Innovation

Why you shouldn’t force employees to take vacation time

Mandatory time off doesn’t do workers any good. Employers would get better results through greater flexibility

Man relaxing on beach, checking phone; a lifeguard is telling him to get back to relaxing

(Illustration by Peter Arkle)

Automotive worker Chris is saying thanks, but no thanks to a vacation this year. Having worked at his current employer for almost a decade, the 35-year-old from Barrie, Ont., has accumulated more paid vacation days than he needs or even wants. “If I had my way, I wouldn’t take vacation at all,” he says. “I have a very strong work ethic.”

Ontario’s Employment Standards Act dictates that Chris is entitled to a minimum of two weeks of vacation per year, which he can forgo, provided his employer allows it.

You wouldn’t think he’d have any difficulty clocking out; most people consider time off to be good for minds and bodies, as well as workplace morale and productivity. Yet, as a whole, Canadians are pretty bad at taking time off. According an annual survey done by Expedia.ca, close to 10 million vacation days went unused by Canadian workers in 2015. Among the most common reasons cited for skipping holiday time were having too much work to leave (32%) or needing the vacation pay, which employers are legally obliged to issue in lieu of time off, for other expenses (29%). Count Chris in the latter category: Workaholic tendencies aside, he counts on the money that comes from taking a payout instead of a holiday.

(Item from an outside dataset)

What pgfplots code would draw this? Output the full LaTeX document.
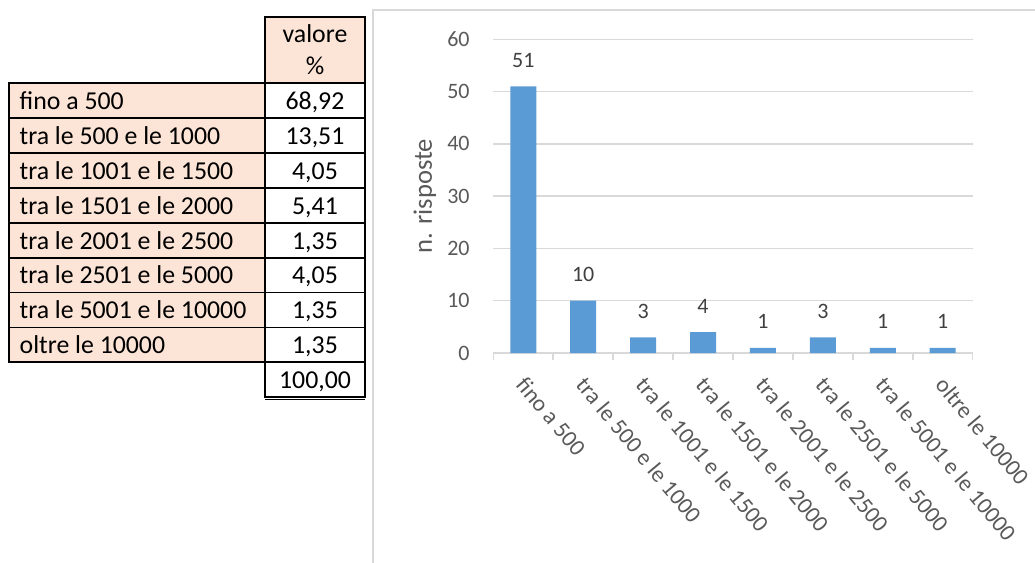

His company may not be so keen. In Canada, employers are within their rights to order staff to take time off. “It’s black-letter law,” says Jason Beeho, a Toronto employment lawyer. Businesses might do so to save money, yes, but also under the aegis of minimizing employee burnout. Canadians aren’t alone in this regard: In the U.S., companies such as Motorola and Charles Schwab have experimented with forced holidays, and even the government of Japan—a country with a word, karoshi, to describe sudden death caused by occupational exhaustion—is mulling mandatory time off.

But before you push your employees out the door with mai tais in hand, consider that people recharge in different ways, and not everyone wants to take time off. For these people—admittedly, not the majority—being forced to relax is not relaxing at all. Even if mandated onto a beach, workers who hate the idea of checking out—and Chris is one of them—would not really unwind. “If it’s not taken for the right reasons, it’s not really vacation,” observes Wendy Giuffre, a Calgary HR consultant, adding that employees only tend to unplug when they want to—not under order.

But that’s not the main reason companies should refrain from forcing employees to vacation. “The truth is, if you’re in the position that you have to mandate vacations, you have other stuff going on,” says Giuffre. Employees may feel the brief reprieve of a holiday is not enough to compensate for a tripled workload on their return. Or they may feel the firm’s culture subtly looks down on break takers.

These are substantial organizational problems, and forced vacation policies don’t solve any of them. What’s worse, such rules take control away from the employee, leading to feelings of powerlessness and disengagement, says Stew Friedman, author of Leading the Life You Want: Skills for Integrating Work and Life.

Far better, Friedman argues, to emulate forward-thinking companies like LinkedIn, Netflix and Calgary’s BluEra, which offer unlimited vacation policies to emphasize that it’s OK to take as much—or as little—time off, as long as employees get their jobs done. Good managers don’t force work or play, he adds, but “find a way to help employees organize their lives according to their own values.” That means giving people the freedom to set their own vacations and, crucially, sending unambiguous signals that no career harm will come from their choice to take time off. It also means letting them work when they want to.